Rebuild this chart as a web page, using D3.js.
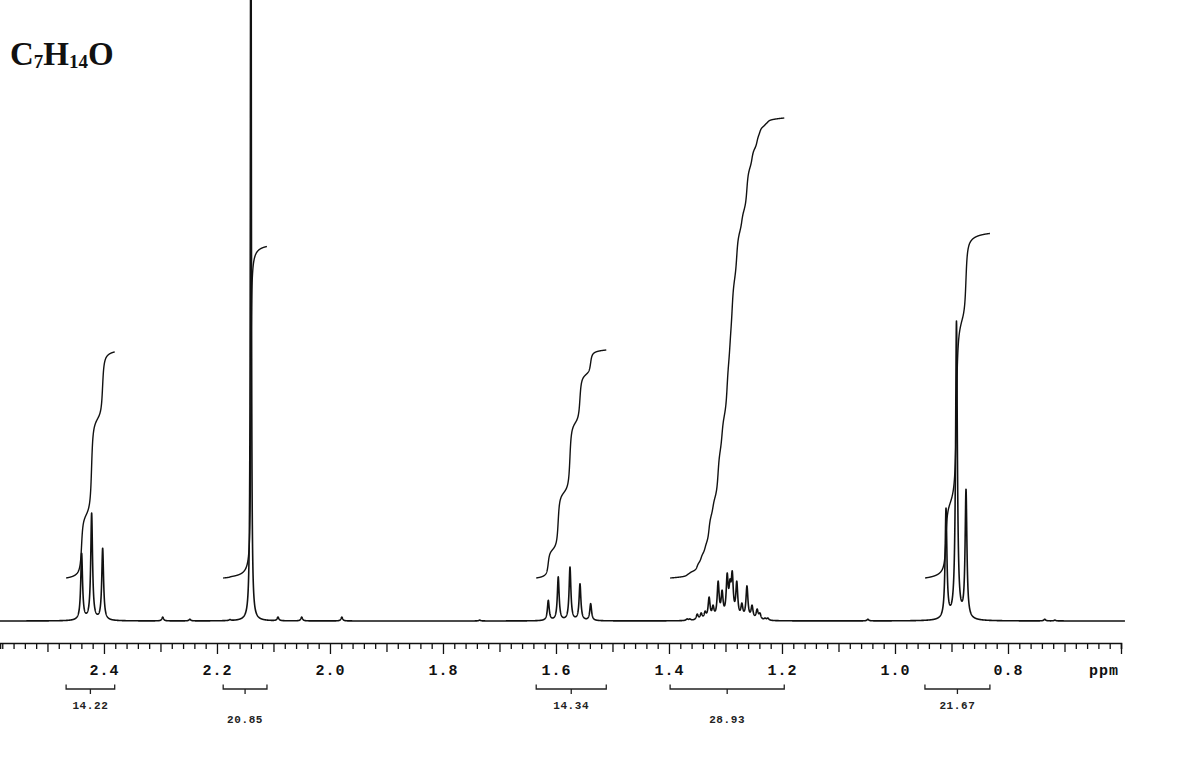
<!DOCTYPE html>
<html><head><meta charset="utf-8">
<script src="https://cdn.jsdelivr.net/npm/d3@7"></script>
<style>html,body{margin:0;padding:0;background:#fff;overflow:hidden}</style>
</head><body>
<svg id="chart" width="1200" height="759"></svg>
<script>
// ---------------- DATA ----------------
const formulaParts = ["C", "7", "H", "14", "O"];
const formulaIsSub = [false, true, false, true, false];

const ppmRange = [2.584, 0.6];             // axis extent (ppm, left -> right)
const tickLabelValues = [2.4, 2.2, 2.0, 1.8, 1.6, 1.4, 1.2, 1.0, 0.8];
const tickLabels = ["2.4", "2.2", "2.0", "1.8", "1.6", "1.4", "1.2", "1.0", "0.8"];
const unitLabel = "ppm";

// multiplet 1: triplet ~2.42
const m1_ppm = [2.4395, 2.4218, 2.4023];
const m1_int = [22.6, 36.0, 24.3];
// multiplet 2: singlet 2.14
const m2_ppm = [2.140];
const m2_int = [300];
// multiplet 3: quintet ~1.58
const m3_ppm = [1.6136, 1.5960, 1.5752, 1.5575, 1.5386];
const m3_int = [6.9, 14.7, 18.0, 12.4, 5.8];
// multiplet 4: broad multiplet ~1.29
const m4_ppm = [1.368, 1.363, 1.350, 1.343, 1.336, 1.329, 1.322, 1.313, 1.306, 1.297,
                1.292, 1.288, 1.280, 1.271, 1.262, 1.253, 1.244, 1.239, 1.230, 1.225];
const m4_int = [0.7, 0.7, 2.3, 2.7, 3.3, 8.0, 5.3, 13.3, 10.3, 16.0,
                14.0, 16.7, 13.3, 6.0, 11.7, 5.3, 4.0, 2.7, 1.0, 1.0];
// multiplet 5: triplet ~0.89
const m5_ppm = [0.9097, 0.8912, 0.8743];
const m5_int = [37.7, 100, 44.0];
// small impurity bumps
const m6_ppm = [2.296, 2.248, 2.177, 2.092, 2.050, 1.979, 1.735, 1.048, 0.735, 0.717];
const m6_int = [1.3, 0.6, 0.5, 1.3, 1.3, 1.3, 0.3, 0.6, 0.6, 0.3];
// half-width at half-height (ppm) of each multiplet's lines
const lineWidths = [0.0019, 0.0009, 0.0019, 0.0021, 0.0019, 0.0018];

// integrals
const integralFrom = [2.467, 2.189, 1.635, 1.398, 0.947];
const integralTo   = [2.381, 2.1115, 1.511, 1.196, 0.832];
const integralValues = [14.22, 20.85, 14.34, 28.93, 21.67];

// ---------------- CHART ----------------
const svg = d3.select("#chart");
const x = d3.scaleLinear().domain(ppmRange).range([0, 1121]);
const y = d3.scaleLinear().domain([0, 207]).range([621, 0]);
const yInt = d3.scaleLinear().domain([0, 30]).range([578, 101]);

const groups = [
  [m1_ppm, m1_int], [m2_ppm, m2_int], [m3_ppm, m3_int],
  [m4_ppm, m4_int], [m5_ppm, m5_int], [m6_ppm, m6_int]
];
const peaks = [];
groups.forEach((g, gi) => g[0].forEach((p, i) => peaks.push({p, obs: g[1][i], w: lineWidths[gi], a: g[1][i]})));

const L = (d, w) => (w * w) / (d * d + w * w);
// adjust amplitudes so that the summed spectrum matches the read heights at each line
for (let it = 0; it < 80; it++) {
  const next = peaks.map((pk, i) => {
    let s = 0;
    peaks.forEach((q, j) => { if (j !== i) s += q.a * L(pk.p - q.p, q.w); });
    return Math.max(0, pk.obs - s);
  });
  peaks.forEach((pk, i) => pk.a = next[i]);
}
const spec = p => { let s = 0; for (const q of peaks) s += q.a * L(p - q.p, q.w); return s; };

const step = 0.0002, pStart = 2.592, pEnd = 0.593;
const n = Math.round((pStart - pEnd) / step);
const data = [];
for (let i = 0; i <= n; i++) { const p = pStart - i * step; data.push([p, spec(p)]); }

svg.append("path").datum(data)
  .attr("fill", "none").attr("stroke", "#111").attr("stroke-width", 1.6)
  .attr("stroke-linejoin", "round")
  .attr("d", d3.line().x(d => x(d[0])).y(d => y(d[1])));

// integral curves
integralValues.forEach((v, k) => {
  const a = integralFrom[k], b = integralTo[k];
  const seg = data.filter(d => d[0] <= a && d[0] >= b);
  let cum = 0; const cs = seg.map(d => { cum += d[1]; return [d[0], cum]; });
  const tot = cum;
  svg.append("path").datum(cs)
    .attr("fill", "none").attr("stroke", "#111").attr("stroke-width", 1.4)
    .attr("d", d3.line().x(d => x(d[0])).y(d => yInt(v * d[1] / tot)));
});

// axis
const ticks = d3.range(0, 100).map(i => +(0.6 + i * 0.02).toFixed(2));
const labelFor = d => { const i = tickLabelValues.findIndex(t => Math.abs(t - d) < 1e-6); return i >= 0 ? tickLabels[i] : ""; };
const tickLen = d => { const c = Math.round(d * 100); return c % 20 === 0 ? 11 : (c % 10 === 0 ? 9 : 6); };
const axis = d3.axisBottom(x).tickValues(ticks).tickSizeOuter(0).tickSize(6).tickFormat(labelFor);
const gA = svg.append("g").attr("transform", "translate(0,643)").call(axis)
  .attr("font-family", "'Liberation Mono', 'Courier New', monospace").attr("font-size", 15).attr("font-weight", "bold");
gA.select(".domain").attr("stroke", "#111").attr("stroke-width", 1.6);
gA.selectAll(".tick line").attr("y2", d => tickLen(d)).attr("stroke", "#111").attr("stroke-width", 1.3);
gA.selectAll(".tick text").attr("y", 32).attr("dy", null).attr("fill", "#111").style("letter-spacing", "1px");
svg.append("text").attr("x", 1119).attr("y", 675).attr("text-anchor", "end")
  .attr("font-family", "'Liberation Mono', 'Courier New', monospace").attr("font-size", 15).attr("font-weight", "bold")
  .attr("fill", "#111").style("letter-spacing", "1px").text(unitLabel);

// integral brackets
integralValues.forEach((v, k) => {
  const x0 = x(integralFrom[k]), x1 = x(integralTo[k]), xm = (x0 + x1) / 2;
  const g = svg.append("g").attr("stroke", "#222").attr("stroke-width", 1.3).attr("fill", "none");
  g.append("path").attr("d", `M${x0},684.5V689H${x1}V684.5M${xm},689V694`);
  svg.append("text").attr("x", xm).attr("y", k % 2 === 0 ? 709 : 723).attr("text-anchor", "middle")
    .attr("font-family", "'Liberation Mono', 'Courier New', monospace").attr("font-size", 11).attr("font-weight", "bold")
    .attr("fill", "#222").style("letter-spacing", "0.6px").text(v.toFixed(2));
});

// title (molecular formula)
const title = svg.append("text").attr("x", 10).attr("y", 65)
  .attr("font-family", "'Liberation Serif', 'Times New Roman', serif").attr("font-weight", "bold").attr("fill", "#111");
let prevSub = false;
formulaParts.forEach((t, i) => {
  const sub = formulaIsSub[i];
  title.append("tspan").attr("font-size", sub ? 19 : 33)
    .attr("dy", sub === prevSub ? 0 : (sub ? 3 : -3)).text(t);
  prevSub = sub;
});
</script>
</body></html>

Given problem:
Repeat the material above verbatim. Leave the pictures behind.

Task solution:
Rebuild this chart as a web page, using D3.js.
<!DOCTYPE html>
<html><head><meta charset="utf-8">
<script src="https://cdn.jsdelivr.net/npm/d3@7"></script>
<style>html,body{margin:0;padding:0;background:#fff;overflow:hidden}</style>
</head><body>
<svg id="chart" width="1200" height="759"></svg>
<script>
// ---------------- DATA ----------------
const formulaParts = ["C", "7", "H", "14", "O"];
const formulaIsSub = [false, true, false, true, false];

const ppmRange = [2.584, 0.6];             // axis extent (ppm, left -> right)
const tickLabelValues = [2.4, 2.2, 2.0, 1.8, 1.6, 1.4, 1.2, 1.0, 0.8];
const tickLabels = ["2.4", "2.2", "2.0", "1.8", "1.6", "1.4", "1.2", "1.0", "0.8"];
const unitLabel = "ppm";

// multiplet 1: triplet ~2.42
const m1_ppm = [2.4395, 2.4218, 2.4023];
const m1_int = [22.6, 36.0, 24.3];
// multiplet 2: singlet 2.14
const m2_ppm = [2.140];
const m2_int = [300];
// multiplet 3: quintet ~1.58
const m3_ppm = [1.6136, 1.5960, 1.5752, 1.5575, 1.5386];
const m3_int = [6.9, 14.7, 18.0, 12.4, 5.8];
// multiplet 4: broad multiplet ~1.29
const m4_ppm = [1.368, 1.363, 1.350, 1.343, 1.336, 1.329, 1.322, 1.313, 1.306, 1.297,
                1.292, 1.288, 1.280, 1.271, 1.262, 1.253, 1.244, 1.239, 1.230, 1.225];
const m4_int = [0.7, 0.7, 2.3, 2.7, 3.3, 8.0, 5.3, 13.3, 10.3, 16.0,
                14.0, 16.7, 13.3, 6.0, 11.7, 5.3, 4.0, 2.7, 1.0, 1.0];
// multiplet 5: triplet ~0.89
const m5_ppm = [0.9097, 0.8912, 0.8743];
const m5_int = [37.7, 100, 44.0];
// small impurity bumps
const m6_ppm = [2.296, 2.248, 2.177, 2.092, 2.050, 1.979, 1.735, 1.048, 0.735, 0.717];
const m6_int = [1.3, 0.6, 0.5, 1.3, 1.3, 1.3, 0.3, 0.6, 0.6, 0.3];
// half-width at half-height (ppm) of each multiplet's lines
const lineWidths = [0.0019, 0.0009, 0.0019, 0.0021, 0.0019, 0.0018];

// integrals
const integralFrom = [2.467, 2.189, 1.635, 1.398, 0.947];
const integralTo   = [2.381, 2.1115, 1.511, 1.196, 0.832];
const integralValues = [14.22, 20.85, 14.34, 28.93, 21.67];

// ---------------- CHART ----------------
const svg = d3.select("#chart");
const x = d3.scaleLinear().domain(ppmRange).range([0, 1121]);
const y = d3.scaleLinear().domain([0, 207]).range([621, 0]);
const yInt = d3.scaleLinear().domain([0, 30]).range([578, 101]);

const groups = [
  [m1_ppm, m1_int], [m2_ppm, m2_int], [m3_ppm, m3_int],
  [m4_ppm, m4_int], [m5_ppm, m5_int], [m6_ppm, m6_int]
];
const peaks = [];
groups.forEach((g, gi) => g[0].forEach((p, i) => peaks.push({p, obs: g[1][i], w: lineWidths[gi], a: g[1][i]})));

const L = (d, w) => (w * w) / (d * d + w * w);
// adjust amplitudes so that the summed spectrum matches the read heights at each line
for (let it = 0; it < 80; it++) {
  const next = peaks.map((pk, i) => {
    let s = 0;
    peaks.forEach((q, j) => { if (j !== i) s += q.a * L(pk.p - q.p, q.w); });
    return Math.max(0, pk.obs - s);
  });
  peaks.forEach((pk, i) => pk.a = next[i]);
}
const spec = p => { let s = 0; for (const q of peaks) s += q.a * L(p - q.p, q.w); return s; };

const step = 0.0002, pStart = 2.592, pEnd = 0.593;
const n = Math.round((pStart - pEnd) / step);
const data = [];
for (let i = 0; i <= n; i++) { const p = pStart - i * step; data.push([p, spec(p)]); }

svg.append("path").datum(data)
  .attr("fill", "none").attr("stroke", "#111").attr("stroke-width", 1.6)
  .attr("stroke-linejoin", "round")
  .attr("d", d3.line().x(d => x(d[0])).y(d => y(d[1])));

// integral curves
integralValues.forEach((v, k) => {
  const a = integralFrom[k], b = integralTo[k];
  const seg = data.filter(d => d[0] <= a && d[0] >= b);
  let cum = 0; const cs = seg.map(d => { cum += d[1]; return [d[0], cum]; });
  const tot = cum;
  svg.append("path").datum(cs)
    .attr("fill", "none").attr("stroke", "#111").attr("stroke-width", 1.4)
    .attr("d", d3.line().x(d => x(d[0])).y(d => yInt(v * d[1] / tot)));
});

// axis
const ticks = d3.range(0, 100).map(i => +(0.6 + i * 0.02).toFixed(2));
const labelFor = d => { const i = tickLabelValues.findIndex(t => Math.abs(t - d) < 1e-6); return i >= 0 ? tickLabels[i] : ""; };
const tickLen = d => { const c = Math.round(d * 100); return c % 20 === 0 ? 11 : (c % 10 === 0 ? 9 : 6); };
const axis = d3.axisBottom(x).tickValues(ticks).tickSizeOuter(0).tickSize(6).tickFormat(labelFor);
const gA = svg.append("g").attr("transform", "translate(0,643)").call(axis)
  .attr("font-family", "'Liberation Mono', 'Courier New', monospace").attr("font-size", 15).attr("font-weight", "bold");
gA.select(".domain").attr("stroke", "#111").attr("stroke-width", 1.6);
gA.selectAll(".tick line").attr("y2", d => tickLen(d)).attr("stroke", "#111").attr("stroke-width", 1.3);
gA.selectAll(".tick text").attr("y", 32).attr("dy", null).attr("fill", "#111").style("letter-spacing", "1px");
svg.append("text").attr("x", 1119).attr("y", 675).attr("text-anchor", "end")
  .attr("font-family", "'Liberation Mono', 'Courier New', monospace").attr("font-size", 15).attr("font-weight", "bold")
  .attr("fill", "#111").style("letter-spacing", "1px").text(unitLabel);

// integral brackets
integralValues.forEach((v, k) => {
  const x0 = x(integralFrom[k]), x1 = x(integralTo[k]), xm = (x0 + x1) / 2;
  const g = svg.append("g").attr("stroke", "#222").attr("stroke-width", 1.3).attr("fill", "none");
  g.append("path").attr("d", `M${x0},684.5V689H${x1}V684.5M${xm},689V694`);
  svg.append("text").attr("x", xm).attr("y", k % 2 === 0 ? 709 : 723).attr("text-anchor", "middle")
    .attr("font-family", "'Liberation Mono', 'Courier New', monospace").attr("font-size", 11).attr("font-weight", "bold")
    .attr("fill", "#222").style("letter-spacing", "0.6px").text(v.toFixed(2));
});

// title (molecular formula)
const title = svg.append("text").attr("x", 10).attr("y", 65)
  .attr("font-family", "'Liberation Serif', 'Times New Roman', serif").attr("font-weight", "bold").attr("fill", "#111");
let prevSub = false;
formulaParts.forEach((t, i) => {
  const sub = formulaIsSub[i];
  title.append("tspan").attr("font-size", sub ? 19 : 33)
    .attr("dy", sub === prevSub ? 0 : (sub ? 3 : -3)).text(t);
  prevSub = sub;
});
</script>
</body></html>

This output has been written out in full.